To avoid mistakes and save time, it’s always wise to consult an expert who can guide you through documentation, compliance, and local business practices.

Solutions for NRIs to Overcome Business Setup Challenges in India

You can easily manage these common issues with the right strategy and support.

  • Professional Assistance: Engage with a professional service provider specializing in NRI company registration in India. They can guide you through the entire process, handle documentation, and ensure all filings are accurate and on time.
  • Remote Solutions: Many professional firms offer remote assistance for document legalization and banking, allowing you to complete the process without being physically present in India.
  • Conduct Market Research: Before you launch, invest in comprehensive market research. Partner with a local consultant or form a team that has a deep understanding of the Indian market.
  • Expert Guidance on Tax: Hire a local tax advisor or a Chartered Accountant (CA) who can help you navigate India’s tax laws, ensure compliance, and leverage benefits from Double Taxation Avoidance Agreements (DTAAs).
  • Strategic Location: Carefully choose your business location, favoring areas with developed infrastructure or Special Economic Zones (SEZs) that offer better facilities and a supportive environment.

Final Thoughts

Starting a business in India as an NRI or foreign national is now simpler and more rewarding than ever. With liberal FDI policies, pro-business reforms, and a fully digital registration process, turning your idea into a legal entity is faster and more transparent. By understanding the key requirements and choosing the right business structure, you set a strong foundation for your venture. 

With the digital registration process, you can then transform your business idea into a legal entity with limited liability and strong growth potential. However, incorporation is just the beginning. Ongoing compliance, taxation, and documentation still need careful attention. With the right guidance, success in India’s thriving market is well within reach.

Frequently Asked Questions (FAQs)

How many minimum number of directors a private limited company require?

You need a minimum of two directors to start a private limited company. One of these directors must be a resident of India.

Is there a minimum capital requirement?

No, there is no minimum paid-up capital requirement to register a private limited company in India. You can start with any amount you and your partners decide on.

Can an NRI be the sole director of a company in India?

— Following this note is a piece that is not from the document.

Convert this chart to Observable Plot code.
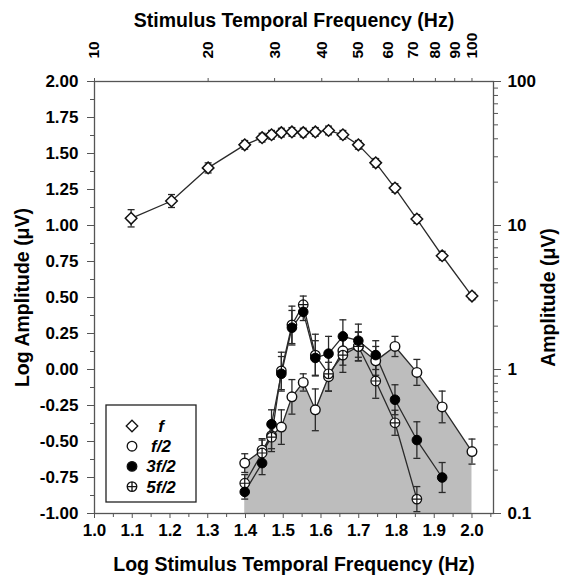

No, at least one director must be a resident of India. This is a key requirement for any foreigner registering a company in India.

Are all documents required for NRI company registration in India accepted digitally?

Yes, the entire process is online. However, some documents submitted by NRIs or foreigners must be apostilled or notarized in their home country before they are uploaded.

What is the difference between a Private Limited Company and an LLP?

A Private Limited Company has shareholders and is a separate legal entity, while an LLP has partners. An LLP has simpler compliance rules, but it is not as easy to raise funds.

What is the Automatic Route for FDI?

The Automatic Route is a government policy that allows foreign investors to invest in most sectors in India without needing prior government approval. This makes setting up a business in India by foreign companies much easier.

Do I need to be in India for the registration process?

No, the entire process is digital. You do not need to be physically present in India to get your company registered.

What is an apostille?

An apostille is a legal certification that makes a document valid in a foreign country. Documents from your home country, such as your passport or address proof, may need to be apostilled.

What is a DIN?

A Director Identification Number (DIN) is a unique 8-digit number that the Ministry of Corporate Affairs (MCA) gives to any person who wants to be a director of a company.

Is it mandatory to have an office in India?

Yes, your company must have a registered office address in India. This can be a commercial or residential property.

Can a foreign company have a 100% subsidiary in India?

Yes, a foreign company can have a 100% owned subsidiary in India. The process and requirements are the same as for any other private limited company.